# START OF Information supplied

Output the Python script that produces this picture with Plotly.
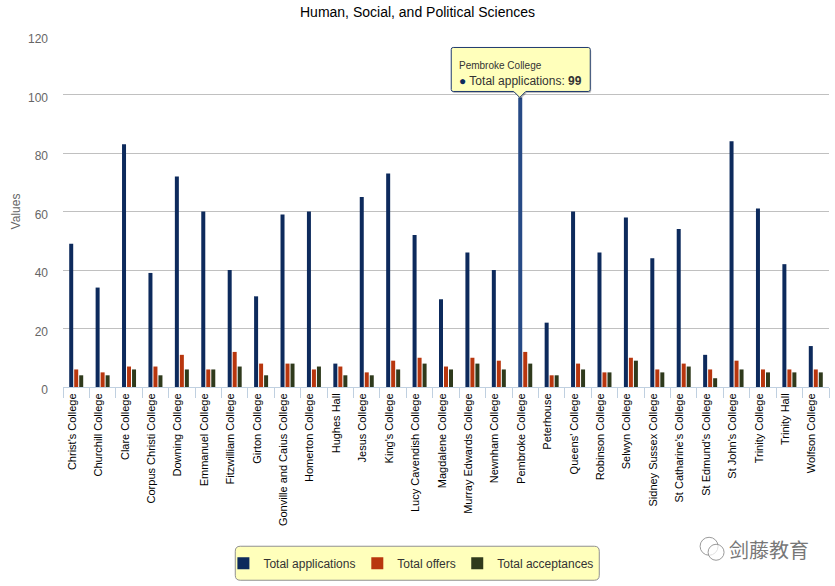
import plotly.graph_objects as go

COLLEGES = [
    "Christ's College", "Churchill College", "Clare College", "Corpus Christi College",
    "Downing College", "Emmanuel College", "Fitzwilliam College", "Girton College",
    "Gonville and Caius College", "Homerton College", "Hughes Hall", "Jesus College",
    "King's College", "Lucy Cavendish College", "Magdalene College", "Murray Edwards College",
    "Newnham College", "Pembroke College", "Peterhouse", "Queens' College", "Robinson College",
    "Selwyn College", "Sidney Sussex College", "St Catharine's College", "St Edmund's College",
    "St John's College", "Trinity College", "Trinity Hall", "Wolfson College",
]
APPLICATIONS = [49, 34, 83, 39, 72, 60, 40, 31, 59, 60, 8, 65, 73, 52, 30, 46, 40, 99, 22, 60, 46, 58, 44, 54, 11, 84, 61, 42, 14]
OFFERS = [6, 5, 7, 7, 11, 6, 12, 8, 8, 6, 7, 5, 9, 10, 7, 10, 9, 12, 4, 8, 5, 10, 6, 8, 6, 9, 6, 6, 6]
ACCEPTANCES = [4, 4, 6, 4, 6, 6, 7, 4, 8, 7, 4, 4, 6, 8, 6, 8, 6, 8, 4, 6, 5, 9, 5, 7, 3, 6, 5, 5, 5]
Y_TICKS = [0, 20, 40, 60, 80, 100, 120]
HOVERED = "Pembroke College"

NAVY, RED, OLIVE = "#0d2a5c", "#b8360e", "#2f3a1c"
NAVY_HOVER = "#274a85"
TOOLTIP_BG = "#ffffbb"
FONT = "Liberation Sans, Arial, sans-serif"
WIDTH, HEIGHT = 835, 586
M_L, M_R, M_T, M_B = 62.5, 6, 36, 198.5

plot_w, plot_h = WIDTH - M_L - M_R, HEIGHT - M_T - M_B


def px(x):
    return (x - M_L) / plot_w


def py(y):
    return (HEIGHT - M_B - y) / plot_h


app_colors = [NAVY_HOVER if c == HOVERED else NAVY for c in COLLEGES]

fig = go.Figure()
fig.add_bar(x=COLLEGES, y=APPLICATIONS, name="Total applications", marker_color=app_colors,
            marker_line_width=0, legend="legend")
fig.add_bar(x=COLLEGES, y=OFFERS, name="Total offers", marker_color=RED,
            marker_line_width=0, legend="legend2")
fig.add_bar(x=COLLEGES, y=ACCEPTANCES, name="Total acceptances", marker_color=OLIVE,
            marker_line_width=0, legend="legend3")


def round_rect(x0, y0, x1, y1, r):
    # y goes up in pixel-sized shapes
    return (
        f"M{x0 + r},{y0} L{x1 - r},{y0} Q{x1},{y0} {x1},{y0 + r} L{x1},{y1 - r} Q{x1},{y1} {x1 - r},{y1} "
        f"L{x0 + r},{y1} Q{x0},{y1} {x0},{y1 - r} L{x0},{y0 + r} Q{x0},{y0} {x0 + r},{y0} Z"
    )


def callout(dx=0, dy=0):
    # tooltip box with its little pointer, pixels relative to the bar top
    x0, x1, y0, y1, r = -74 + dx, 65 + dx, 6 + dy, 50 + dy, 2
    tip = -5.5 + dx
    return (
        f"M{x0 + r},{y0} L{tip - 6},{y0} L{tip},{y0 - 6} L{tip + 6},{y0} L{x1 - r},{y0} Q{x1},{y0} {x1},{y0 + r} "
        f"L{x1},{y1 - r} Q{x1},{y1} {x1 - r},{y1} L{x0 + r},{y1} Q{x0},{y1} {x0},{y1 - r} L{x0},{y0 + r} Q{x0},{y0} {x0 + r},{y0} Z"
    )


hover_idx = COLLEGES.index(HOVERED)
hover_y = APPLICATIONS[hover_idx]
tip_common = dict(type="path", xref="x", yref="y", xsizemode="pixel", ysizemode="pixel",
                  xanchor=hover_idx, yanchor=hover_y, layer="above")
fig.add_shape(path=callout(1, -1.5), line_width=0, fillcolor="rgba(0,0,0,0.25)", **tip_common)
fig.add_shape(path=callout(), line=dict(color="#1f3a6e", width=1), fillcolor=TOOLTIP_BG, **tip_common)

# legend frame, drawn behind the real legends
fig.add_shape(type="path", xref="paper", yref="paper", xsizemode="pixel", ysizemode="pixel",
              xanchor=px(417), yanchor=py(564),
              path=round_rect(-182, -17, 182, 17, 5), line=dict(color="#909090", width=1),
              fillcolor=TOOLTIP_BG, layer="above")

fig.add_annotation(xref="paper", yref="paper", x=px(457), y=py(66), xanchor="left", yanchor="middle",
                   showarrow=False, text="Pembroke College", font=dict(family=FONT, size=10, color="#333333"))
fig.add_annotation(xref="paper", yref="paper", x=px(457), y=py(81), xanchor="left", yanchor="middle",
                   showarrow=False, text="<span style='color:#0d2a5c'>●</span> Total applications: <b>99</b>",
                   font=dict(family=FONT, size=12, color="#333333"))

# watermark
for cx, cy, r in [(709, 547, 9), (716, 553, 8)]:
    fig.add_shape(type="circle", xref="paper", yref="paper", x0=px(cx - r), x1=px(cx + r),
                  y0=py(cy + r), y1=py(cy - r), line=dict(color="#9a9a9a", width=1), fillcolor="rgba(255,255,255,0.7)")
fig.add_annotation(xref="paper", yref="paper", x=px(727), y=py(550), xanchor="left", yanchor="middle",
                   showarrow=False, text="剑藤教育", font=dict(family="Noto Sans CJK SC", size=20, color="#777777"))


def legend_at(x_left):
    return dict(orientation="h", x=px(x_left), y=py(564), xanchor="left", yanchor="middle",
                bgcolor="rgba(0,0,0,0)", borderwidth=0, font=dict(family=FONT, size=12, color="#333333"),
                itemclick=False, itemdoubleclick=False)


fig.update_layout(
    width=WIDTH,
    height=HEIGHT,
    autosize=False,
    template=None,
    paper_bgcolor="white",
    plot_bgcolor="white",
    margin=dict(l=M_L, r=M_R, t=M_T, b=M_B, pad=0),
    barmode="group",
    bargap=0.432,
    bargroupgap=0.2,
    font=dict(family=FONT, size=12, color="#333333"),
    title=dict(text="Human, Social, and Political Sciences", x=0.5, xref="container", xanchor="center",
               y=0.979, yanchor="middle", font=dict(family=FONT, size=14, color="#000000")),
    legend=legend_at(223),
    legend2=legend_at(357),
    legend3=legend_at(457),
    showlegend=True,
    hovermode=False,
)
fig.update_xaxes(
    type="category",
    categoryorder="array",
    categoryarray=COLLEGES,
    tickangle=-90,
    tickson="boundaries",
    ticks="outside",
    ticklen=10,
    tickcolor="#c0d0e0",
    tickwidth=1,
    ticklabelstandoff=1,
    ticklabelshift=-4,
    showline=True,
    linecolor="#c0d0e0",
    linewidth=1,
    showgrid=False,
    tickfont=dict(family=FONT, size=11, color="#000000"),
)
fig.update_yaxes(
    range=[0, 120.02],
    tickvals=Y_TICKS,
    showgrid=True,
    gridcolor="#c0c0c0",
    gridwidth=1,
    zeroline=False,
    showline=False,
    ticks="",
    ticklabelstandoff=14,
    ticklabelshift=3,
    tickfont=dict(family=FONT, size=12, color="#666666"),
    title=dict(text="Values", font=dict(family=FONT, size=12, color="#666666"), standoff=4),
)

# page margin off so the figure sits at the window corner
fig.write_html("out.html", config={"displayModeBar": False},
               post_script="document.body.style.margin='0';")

# END OF Information supplied

Requirement
Please set down each line of the data above exactly as written, without the pictures.

The reply
Output the Python script that produces this picture with Plotly.
import plotly.graph_objects as go

COLLEGES = [
    "Christ's College", "Churchill College", "Clare College", "Corpus Christi College",
    "Downing College", "Emmanuel College", "Fitzwilliam College", "Girton College",
    "Gonville and Caius College", "Homerton College", "Hughes Hall", "Jesus College",
    "King's College", "Lucy Cavendish College", "Magdalene College", "Murray Edwards College",
    "Newnham College", "Pembroke College", "Peterhouse", "Queens' College", "Robinson College",
    "Selwyn College", "Sidney Sussex College", "St Catharine's College", "St Edmund's College",
    "St John's College", "Trinity College", "Trinity Hall", "Wolfson College",
]
APPLICATIONS = [49, 34, 83, 39, 72, 60, 40, 31, 59, 60, 8, 65, 73, 52, 30, 46, 40, 99, 22, 60, 46, 58, 44, 54, 11, 84, 61, 42, 14]
OFFERS = [6, 5, 7, 7, 11, 6, 12, 8, 8, 6, 7, 5, 9, 10, 7, 10, 9, 12, 4, 8, 5, 10, 6, 8, 6, 9, 6, 6, 6]
ACCEPTANCES = [4, 4, 6, 4, 6, 6, 7, 4, 8, 7, 4, 4, 6, 8, 6, 8, 6, 8, 4, 6, 5, 9, 5, 7, 3, 6, 5, 5, 5]
Y_TICKS = [0, 20, 40, 60, 80, 100, 120]
HOVERED = "Pembroke College"

NAVY, RED, OLIVE = "#0d2a5c", "#b8360e", "#2f3a1c"
NAVY_HOVER = "#274a85"
TOOLTIP_BG = "#ffffbb"
FONT = "Liberation Sans, Arial, sans-serif"
WIDTH, HEIGHT = 835, 586
M_L, M_R, M_T, M_B = 62.5, 6, 36, 198.5

plot_w, plot_h = WIDTH - M_L - M_R, HEIGHT - M_T - M_B


def px(x):
    return (x - M_L) / plot_w


def py(y):
    return (HEIGHT - M_B - y) / plot_h


app_colors = [NAVY_HOVER if c == HOVERED else NAVY for c in COLLEGES]

fig = go.Figure()
fig.add_bar(x=COLLEGES, y=APPLICATIONS, name="Total applications", marker_color=app_colors,
            marker_line_width=0, legend="legend")
fig.add_bar(x=COLLEGES, y=OFFERS, name="Total offers", marker_color=RED,
            marker_line_width=0, legend="legend2")
fig.add_bar(x=COLLEGES, y=ACCEPTANCES, name="Total acceptances", marker_color=OLIVE,
            marker_line_width=0, legend="legend3")


def round_rect(x0, y0, x1, y1, r):
    # y goes up in pixel-sized shapes
    return (
        f"M{x0 + r},{y0} L{x1 - r},{y0} Q{x1},{y0} {x1},{y0 + r} L{x1},{y1 - r} Q{x1},{y1} {x1 - r},{y1} "
        f"L{x0 + r},{y1} Q{x0},{y1} {x0},{y1 - r} L{x0},{y0 + r} Q{x0},{y0} {x0 + r},{y0} Z"
    )


def callout(dx=0, dy=0):
    # tooltip box with its little pointer, pixels relative to the bar top
    x0, x1, y0, y1, r = -74 + dx, 65 + dx, 6 + dy, 50 + dy, 2
    tip = -5.5 + dx
    return (
        f"M{x0 + r},{y0} L{tip - 6},{y0} L{tip},{y0 - 6} L{tip + 6},{y0} L{x1 - r},{y0} Q{x1},{y0} {x1},{y0 + r} "
        f"L{x1},{y1 - r} Q{x1},{y1} {x1 - r},{y1} L{x0 + r},{y1} Q{x0},{y1} {x0},{y1 - r} L{x0},{y0 + r} Q{x0},{y0} {x0 + r},{y0} Z"
    )


hover_idx = COLLEGES.index(HOVERED)
hover_y = APPLICATIONS[hover_idx]
tip_common = dict(type="path", xref="x", yref="y", xsizemode="pixel", ysizemode="pixel",
                  xanchor=hover_idx, yanchor=hover_y, layer="above")
fig.add_shape(path=callout(1, -1.5), line_width=0, fillcolor="rgba(0,0,0,0.25)", **tip_common)
fig.add_shape(path=callout(), line=dict(color="#1f3a6e", width=1), fillcolor=TOOLTIP_BG, **tip_common)

# legend frame, drawn behind the real legends
fig.add_shape(type="path", xref="paper", yref="paper", xsizemode="pixel", ysizemode="pixel",
              xanchor=px(417), yanchor=py(564),
              path=round_rect(-182, -17, 182, 17, 5), line=dict(color="#909090", width=1),
              fillcolor=TOOLTIP_BG, layer="above")

fig.add_annotation(xref="paper", yref="paper", x=px(457), y=py(66), xanchor="left", yanchor="middle",
                   showarrow=False, text="Pembroke College", font=dict(family=FONT, size=10, color="#333333"))
fig.add_annotation(xref="paper", yref="paper", x=px(457), y=py(81), xanchor="left", yanchor="middle",
                   showarrow=False, text="<span style='color:#0d2a5c'>●</span> Total applications: <b>99</b>",
                   font=dict(family=FONT, size=12, color="#333333"))

# watermark
for cx, cy, r in [(709, 547, 9), (716, 553, 8)]:
    fig.add_shape(type="circle", xref="paper", yref="paper", x0=px(cx - r), x1=px(cx + r),
                  y0=py(cy + r), y1=py(cy - r), line=dict(color="#9a9a9a", width=1), fillcolor="rgba(255,255,255,0.7)")
fig.add_annotation(xref="paper", yref="paper", x=px(727), y=py(550), xanchor="left", yanchor="middle",
                   showarrow=False, text="剑藤教育", font=dict(family="Noto Sans CJK SC", size=20, color="#777777"))


def legend_at(x_left):
    return dict(orientation="h", x=px(x_left), y=py(564), xanchor="left", yanchor="middle",
                bgcolor="rgba(0,0,0,0)", borderwidth=0, font=dict(family=FONT, size=12, color="#333333"),
                itemclick=False, itemdoubleclick=False)


fig.update_layout(
    width=WIDTH,
    height=HEIGHT,
    autosize=False,
    template=None,
    paper_bgcolor="white",
    plot_bgcolor="white",
    margin=dict(l=M_L, r=M_R, t=M_T, b=M_B, pad=0),
    barmode="group",
    bargap=0.432,
    bargroupgap=0.2,
    font=dict(family=FONT, size=12, color="#333333"),
    title=dict(text="Human, Social, and Political Sciences", x=0.5, xref="container", xanchor="center",
               y=0.979, yanchor="middle", font=dict(family=FONT, size=14, color="#000000")),
    legend=legend_at(223),
    legend2=legend_at(357),
    legend3=legend_at(457),
    showlegend=True,
    hovermode=False,
)
fig.update_xaxes(
    type="category",
    categoryorder="array",
    categoryarray=COLLEGES,
    tickangle=-90,
    tickson="boundaries",
    ticks="outside",
    ticklen=10,
    tickcolor="#c0d0e0",
    tickwidth=1,
    ticklabelstandoff=1,
    ticklabelshift=-4,
    showline=True,
    linecolor="#c0d0e0",
    linewidth=1,
    showgrid=False,
    tickfont=dict(family=FONT, size=11, color="#000000"),
)
fig.update_yaxes(
    range=[0, 120.02],
    tickvals=Y_TICKS,
    showgrid=True,
    gridcolor="#c0c0c0",
    gridwidth=1,
    zeroline=False,
    showline=False,
    ticks="",
    ticklabelstandoff=14,
    ticklabelshift=3,
    tickfont=dict(family=FONT, size=12, color="#666666"),
    title=dict(text="Values", font=dict(family=FONT, size=12, color="#666666"), standoff=4),
)

# page margin off so the figure sits at the window corner
fig.write_html("out.html", config={"displayModeBar": False},
               post_script="document.body.style.margin='0';")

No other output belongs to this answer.